At the beginning of the year, German politicians seemed keen on maintaining a national champion in investment banking, and this appeared to be a crucial factor propelling merger talks between Deutsche and Commerzbank.
Those talks then fell apart, and both banks now have to look elsewhere for inspiration.
Deutsche has decided to retreat from equity sales and trading and is moving staff and technology to BNP Paribas for some parts of its equities operations. It is cutting 18,000 jobs.
Doubts have emerged over the execution of the plan, partly about whether clients in unaffected businesses jump ship anyway, leading to more slippage than planned down the league tables. This would depress profits, in turn scaring Deutsche’s credit backers and raising its cost of funding, which would depress profits more.

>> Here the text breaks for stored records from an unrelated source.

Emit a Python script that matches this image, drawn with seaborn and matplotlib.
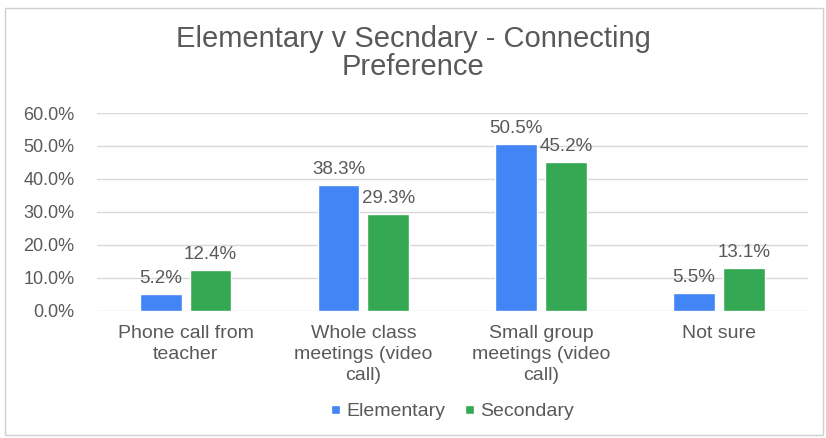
import matplotlib
matplotlib.use("Agg")
import matplotlib.pyplot as plt
import seaborn as sns
import pandas as pd
from matplotlib.patches import Rectangle
from matplotlib.ticker import FuncFormatter

categories = ["Phone call from\nteacher", "Whole class\nmeetings (video\ncall)",
              "Small group\nmeetings (video\ncall)", "Not sure"]
elementary = [5.2, 38.3, 50.5, 5.5]
secondary = [12.4, 29.3, 45.2, 13.1]
series_names = ["Elementary", "Secondary"]
colors = ["#4285F4", "#34A853"]

df = pd.DataFrame({
    "category": categories * 2,
    "value": elementary + secondary,
    "group": [series_names[0]] * 4 + [series_names[1]] * 4,
})

sns.set_theme(style="white")
plt.rcParams["font.family"] = ["Liberation Sans", "DejaVu Sans"]
text_color = "#595959"

fig = plt.figure(figsize=(8.26, 4.38), dpi=100)
ax = fig.add_axes([0.117, 0.29, 0.861, 0.452])

sns.barplot(data=df, x="category", y="value", hue="group", palette=colors,
            width=0.56, gap=0.16, ax=ax, saturation=1, legend=True)

for cont in ax.containers:
    ax.bar_label(cont, labels=[f"{v:.1f}%" for v in cont.datavalues],
                 padding=5, fontsize=13.5, color=text_color)

ax.set_ylim(0, 60)
ax.set_yticks(range(0, 61, 10))
ax.yaxis.set_major_formatter(FuncFormatter(lambda v, p: f"{v:.1f}%"))
ax.grid(axis="y", color="#d9d9d9", linewidth=1)
ax.set_axisbelow(True)
for s in ax.spines.values():
    s.set_visible(False)
ax.set_xlabel("")
ax.set_ylabel("")
ax.tick_params(axis="y", labelsize=13, labelcolor=text_color, pad=16, length=0)
ax.tick_params(axis="x", labelsize=14, labelcolor=text_color, pad=10, length=0)
for lbl in ax.get_xticklabels():
    lbl.set_linespacing(1.3)
ax.set_xlim(-0.5, 3.5)

leg = ax.legend(loc="center", bbox_to_anchor=(0.5, -0.51), ncol=2, frameon=False,
                fontsize=14, handlelength=0.5, handleheight=0.3, handletextpad=0.3,
                columnspacing=1.0)
for t in leg.get_texts():
    t.set_color(text_color)

fig.text(0.5, 0.878, "Elementary v Secndary - Connecting\nPreference", ha="center", va="center",
         fontsize=21, color=text_color, linespacing=1.0)

fig.patches.append(Rectangle((0.006, 0.006), 0.99, 0.975, transform=fig.transFigure,
                             fill=False, edgecolor="#d0d0d0", linewidth=1))

fig.savefig("out.png", dpi=100)
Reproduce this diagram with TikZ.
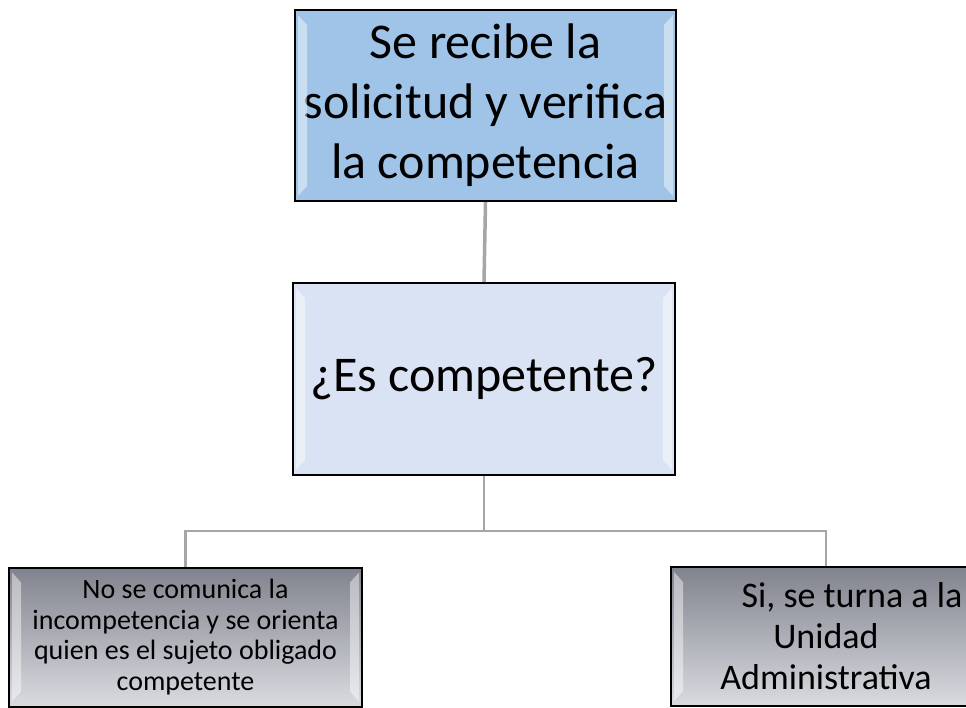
\documentclass[tikz,border=0pt]{standalone}
\usepackage{fontspec}
\setmainfont{Carlito}
\usepackage{xcolor}
\usepackage{tikz}

\definecolor{azulcaja}{HTML}{9FC4E7}
\definecolor{azulclaro}{HTML}{DAE3F3}
\definecolor{grisarriba}{HTML}{80838D}
\definecolor{grisabajo}{HTML}{D9DBE0}
\definecolor{gualda}{HTML}{A6A6A6}

\tikzset{
  caja/.style={draw=black, line width=2pt, inner sep=0pt, align=center},
  conector/.style={draw=gualda, line width=2.5pt},
}

% brillo lateral de cada caja
\newcommand{\bisel}[1]{
  \fill[white, opacity=0.45]
    ([xshift=4pt,yshift=-6pt]#1.north west) -- ([xshift=13pt,yshift=-16pt]#1.north west)
    -- ([xshift=13pt,yshift=16pt]#1.south west) -- ([xshift=4pt,yshift=6pt]#1.south west) -- cycle;
  \fill[white, opacity=0.45]
    ([xshift=-4pt,yshift=-6pt]#1.north east) -- ([xshift=-13pt,yshift=-16pt]#1.north east)
    -- ([xshift=-13pt,yshift=16pt]#1.south east) -- ([xshift=-4pt,yshift=6pt]#1.south east) -- cycle;
}

\begin{document}
\begin{tikzpicture}[x=1pt, y=-1pt]
  \useasboundingbox (0,0) rectangle (966,708);
  \clip (0,0) rectangle (966,708);

  \node[caja, fill=azulcaja, minimum width=381pt, minimum height=191pt,
    font=\fontsize{50}{60}\selectfont] (recibe) at (485.5,105.5)
    {Se recibe la\\solicitud y verifica\\la competencia};
  \node[caja, fill=azulclaro, minimum width=382pt, minimum height=192pt,
    font=\fontsize{50}{60}\selectfont] (pregunta) at (484,379)
    {¿Es competente?};
  \node[caja, top color=grisarriba, bottom color=grisabajo, minimum width=353pt,
    minimum height=139pt, font=\fontsize{28}{30.7}\selectfont] (nocomp) at (185.5,637)
    {No se comunica la\\incompetencia y se orienta\\quien es el sujeto obligado\\competente};
  \node[caja, top color=grisarriba, bottom color=grisabajo, minimum width=310pt,
    minimum height=139pt, font=\fontsize{36}{41}\selectfont] (turna) at (826,636.5)
    {\hspace*{52pt}Si, se turna a la\\Unidad\\Administrativa};

  \bisel{recibe}
  \bisel{pregunta}
  \bisel{nocomp}
  \bisel{turna}

  \draw[conector, line width=3.5pt] (recibe.south) -- (pregunta.north);
  \draw[conector] (pregunta.south) -- ++(0,55) -| (nocomp.north);
  \draw[conector] (pregunta.south) -- ++(0,55) -| (turna.north);
\end{tikzpicture}
\end{document}
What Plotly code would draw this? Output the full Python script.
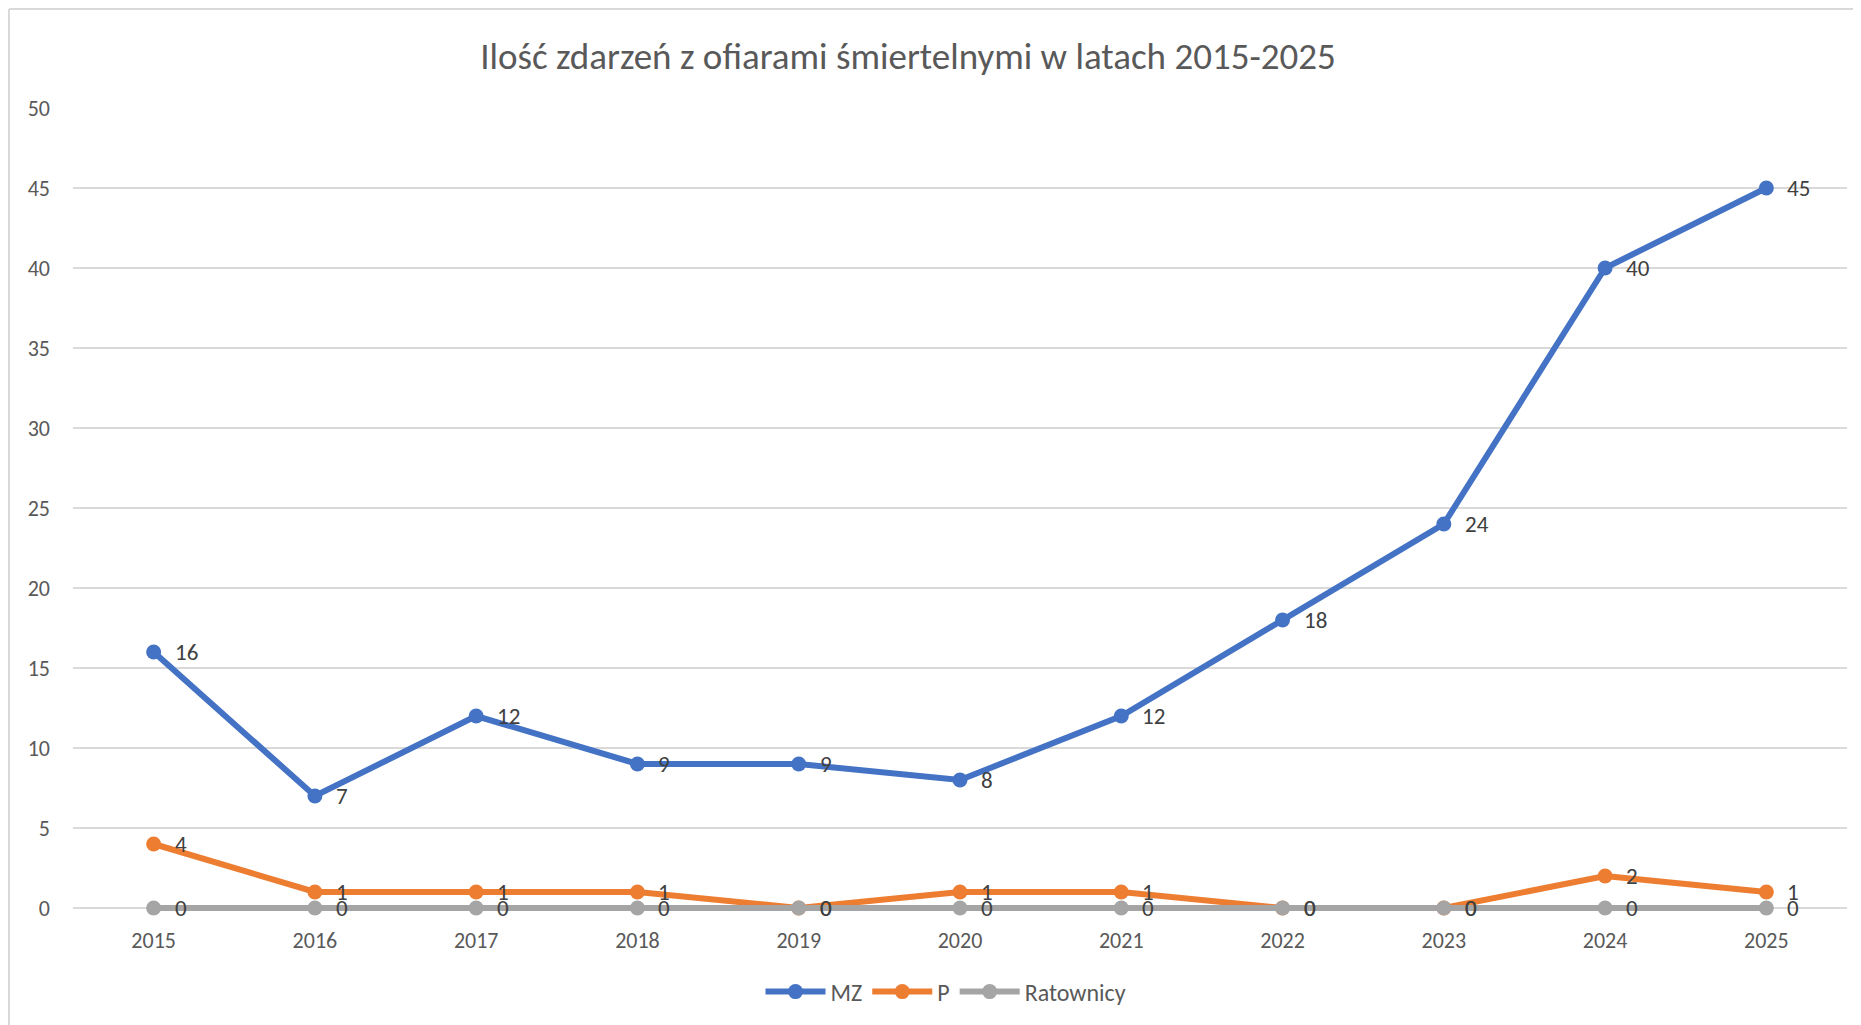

As for Commerzbank, it had already offloaded its equity markets and commodities business to a French peer, in this case Société Générale. Since the Deutsche talks fell through, rumours have swirled about a non-German bank merging with it.
Germany can no longer claim to be able to offer a full-scale investment bank on its own.
In this, a glimmer of hope shines through for proponents of the eurozone's gridlocked banking union, which it is hoped will propel M&A in the bloc if it ever gets off the ground.
In truth, that outcome is far from certain in light of political fragmentation across the EU. But if Germany recognises that its companies need other countries’ banks, and also fears that Deutsche could unravel messily before a European-wide deposit insurance scheme is in place, maybe its politicians will stop procrastinating when it comes to the banking union.